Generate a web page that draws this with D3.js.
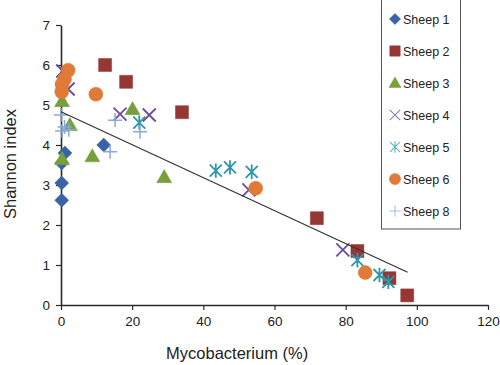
<!DOCTYPE html>
<html>
<head>
<meta charset="utf-8">
<script src="https://cdn.jsdelivr.net/npm/d3@7"></script>
<style>
  body { margin: 0; background: #fff; }
  svg text { font-family: "Liberation Sans", Arial, Helvetica, sans-serif; fill: #222; }
</style>
</head>
<body>
<script>
// Shannon index vs Mycobacterium (%) per sheep
const seriesNames = ["Sheep 1", "Sheep 2", "Sheep 3", "Sheep 4", "Sheep 5", "Sheep 6", "Sheep 8"];

const sheep1X = [1.1, 0.2, 0.2, 0.2, 12.0];
const sheep1Y = [3.8, 3.55, 3.05, 2.62, 4.0];

const sheep2X = [12.4, 18.3, 34.0, 71.9, 83.3, 92.3, 97.3];
const sheep2Y = [6.0, 5.58, 4.82, 2.17, 1.35, 0.67, 0.24];

const sheep3X = [0.3, 2.5, 0.3, 8.8, 20.1, 29.0];
const sheep3Y = [5.1, 4.5, 3.65, 3.72, 4.9, 3.2];

const sheep4X = [0.5, 2.0, 16.6, 24.8, 52.8, 79.2];
const sheep4Y = [5.85, 5.4, 4.77, 4.75, 2.88, 1.38];

const sheep5X = [22.0, 43.5, 47.5, 53.6, 83.3, 89.5, 92.0];
const sheep5Y = [4.56, 3.36, 3.44, 3.33, 1.12, 0.75, 0.58];

const sheep6X = [2.0, 1.0, 0.3, 0.2, 9.8, 54.7, 85.5];
const sheep6Y = [5.87, 5.65, 5.52, 5.33, 5.27, 2.92, 0.81];

const sheep8X = [0.0, 1.0, 0.3, 2.2, 15.2, 22.2, 13.8];
const sheep8Y = [4.75, 4.45, 4.35, 4.38, 4.62, 4.33, 3.83];

// regression line end points
const trendX = [0, 97.4];
const trendY = [4.83, 0.82];

const xTicks = [0, 20, 40, 60, 80, 100, 120];
const yTicks = [0, 1, 2, 3, 4, 5, 6, 7];

(function() {
    const W = 500, H = 365;
    const margin = {top: 25, left: 61},
        width = 427,
        height = 280;

    const svg = d3.select("body").append("svg")
        .attr("width", W)
        .attr("height", H);

    const g = svg.append("g")
        .attr("transform", "translate(" + margin.left + "," + margin.top + ")");

    const x = d3.scaleLinear().domain([0, 120]).range([0, width]);
    const y = d3.scaleLinear().domain([0, 7]).range([height, 0]);

    // marker shapes, r = half size
    function markerPath(type, r) {
        const p = d3.path();
        if (type === "diamond") {
            p.moveTo(0, -r); p.lineTo(r, 0); p.lineTo(0, r); p.lineTo(-r, 0); p.closePath();
        } else if (type === "square") {
            p.rect(-r, -r, 2 * r, 2 * r);
        } else if (type === "triangle") {
            p.moveTo(0, -r); p.lineTo(r, r * 0.75); p.lineTo(-r, r * 0.75); p.closePath();
        } else if (type === "circle") {
            p.arc(0, 0, r, 0, 2 * Math.PI);
        } else if (type === "times") {
            p.moveTo(-r, -r); p.lineTo(r, r); p.moveTo(r, -r); p.lineTo(-r, r);
        } else if (type === "asterisk") {
            p.moveTo(-r, -r); p.lineTo(r, r); p.moveTo(r, -r); p.lineTo(-r, r);
            p.moveTo(0, -r * 1.2); p.lineTo(0, r * 1.2);
        } else if (type === "plus") {
            p.moveTo(-r, 0); p.lineTo(r, 0); p.moveTo(0, -r); p.lineTo(0, r);
        }
        return p.toString();
    }

    const series = [
        {name: seriesNames[0], xs: sheep1X, ys: sheep1Y, type: "diamond", color: "#3A63A6", r: 7, filled: true},
        {name: seriesNames[1], xs: sheep2X, ys: sheep2Y, type: "square", color: "#953735", r: 6.5, filled: true},
        {name: seriesNames[2], xs: sheep3X, ys: sheep3Y, type: "triangle", color: "#77A03C", r: 7.5, filled: true},
        {name: seriesNames[3], xs: sheep4X, ys: sheep4Y, type: "times", color: "#6C4C9C", r: 6.5, filled: false, sw: 1.8},
        {name: seriesNames[4], xs: sheep5X, ys: sheep5Y, type: "asterisk", color: "#2B97AE", r: 6, filled: false, sw: 1.8},
        {name: seriesNames[5], xs: sheep6X, ys: sheep6Y, type: "circle", color: "#E07A37", r: 7, filled: true},
        {name: seriesNames[6], xs: sheep8X, ys: sheep8Y, type: "plus", color: "#8BA8D8", r: 7, filled: false, sw: 1.5}
    ];

    // axes
    const yAxis = g.append("g")
        .call(d3.axisLeft(y).tickValues(yTicks).tickFormat(d3.format("d"))
            .tickSize(5).tickSizeOuter(0).tickPadding(6));
    const xAxis = g.append("g")
        .attr("transform", "translate(0," + height + ")")
        .call(d3.axisBottom(x).tickValues(xTicks).tickFormat(d3.format("d"))
            .tickSize(5).tickSizeOuter(0).tickPadding(6));

    [xAxis, yAxis].forEach(a => {
        a.select(".domain").attr("stroke", "#2a2a2a").attr("stroke-width", 1.6);
        a.selectAll(".tick line").attr("stroke", "#2a2a2a").attr("stroke-width", 1.2);
        a.selectAll(".tick text")
            .style("font-family", "'Liberation Sans', Arial, sans-serif")
            .style("font-size", "13.5px")
            .attr("fill", "#222");
    });

    // points
    series.forEach(s => {
        g.append("g").selectAll("path")
            .data(s.xs.map((v, i) => [v, s.ys[i]]))
            .enter().append("path")
            .attr("transform", d => "translate(" + x(d[0]) + "," + y(d[1]) + ")")
            .attr("d", markerPath(s.type, s.r))
            .attr("fill", s.filled ? s.color : "none")
            .attr("stroke", s.color)
            .attr("stroke-width", s.filled ? 0.5 : s.sw);
    });

    // trend line
    g.append("path")
        .datum(trendX.map((v, i) => [v, trendY[i]]))
        .attr("fill", "none")
        .attr("stroke", "#333")
        .attr("stroke-width", 1.2)
        .attr("d", d3.line().x(d => x(d[0])).y(d => y(d[1])));

    // axis titles
    svg.append("text")
        .attr("x", margin.left + x(49.5))
        .attr("y", 359)
        .attr("text-anchor", "middle")
        .style("font-size", "16.5px")
        .text("Mycobacterium (%)");

    svg.append("text")
        .attr("transform", "translate(16,164) rotate(-90)")
        .attr("text-anchor", "middle")
        .style("font-size", "16.5px")
        .text("Shannon index");

    // legend
    const legend = svg.append("g").attr("transform", "translate(381,0)");
    legend.append("rect")
        .attr("x", 0.5).attr("y", -1)
        .attr("width", 79).attr("height", 230)
        .attr("fill", "#fff")
        .attr("stroke", "#555")
        .attr("stroke-width", 1);

    const rowY = d3.scaleLinear().domain([0, 6]).range([19, 211]);
    series.forEach((s, i) => {
        const row = legend.append("g").attr("transform", "translate(14," + rowY(i) + ")");
        row.append("path")
            .attr("d", markerPath(s.type, s.r * 0.8))
            .attr("fill", s.filled ? s.color : "none")
            .attr("stroke", s.color)
            .attr("stroke-width", s.filled ? 0.5 : 1.1)
            .attr("opacity", s.filled ? 1 : 0.75);
        row.append("text")
            .attr("x", 8)
            .attr("y", 4.5)
            .style("font-size", "12.5px")
            .text(s.name);
    });
})();
</script>
</body>
</html>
^^^^
WHAT THE TASK REQUIRES >>
Exactly as written, please give again the lines from the beginning of the listing through the line containing "const sheep4Y = [5.85, 5.4, 4.77, 4.75, 2.88, 1.38];", inclusive, without any pictures.

THE REPLY >>
Generate a web page that draws this with D3.js.
<!DOCTYPE html>
<html>
<head>
<meta charset="utf-8">
<script src="https://cdn.jsdelivr.net/npm/d3@7"></script>
<style>
  body { margin: 0; background: #fff; }
  svg text { font-family: "Liberation Sans", Arial, Helvetica, sans-serif; fill: #222; }
</style>
</head>
<body>
<script>
// Shannon index vs Mycobacterium (%) per sheep
const seriesNames = ["Sheep 1", "Sheep 2", "Sheep 3", "Sheep 4", "Sheep 5", "Sheep 6", "Sheep 8"];

const sheep1X = [1.1, 0.2, 0.2, 0.2, 12.0];
const sheep1Y = [3.8, 3.55, 3.05, 2.62, 4.0];

const sheep2X = [12.4, 18.3, 34.0, 71.9, 83.3, 92.3, 97.3];
const sheep2Y = [6.0, 5.58, 4.82, 2.17, 1.35, 0.67, 0.24];

const sheep3X = [0.3, 2.5, 0.3, 8.8, 20.1, 29.0];
const sheep3Y = [5.1, 4.5, 3.65, 3.72, 4.9, 3.2];

const sheep4X = [0.5, 2.0, 16.6, 24.8, 52.8, 79.2];
const sheep4Y = [5.85, 5.4, 4.77, 4.75, 2.88, 1.38];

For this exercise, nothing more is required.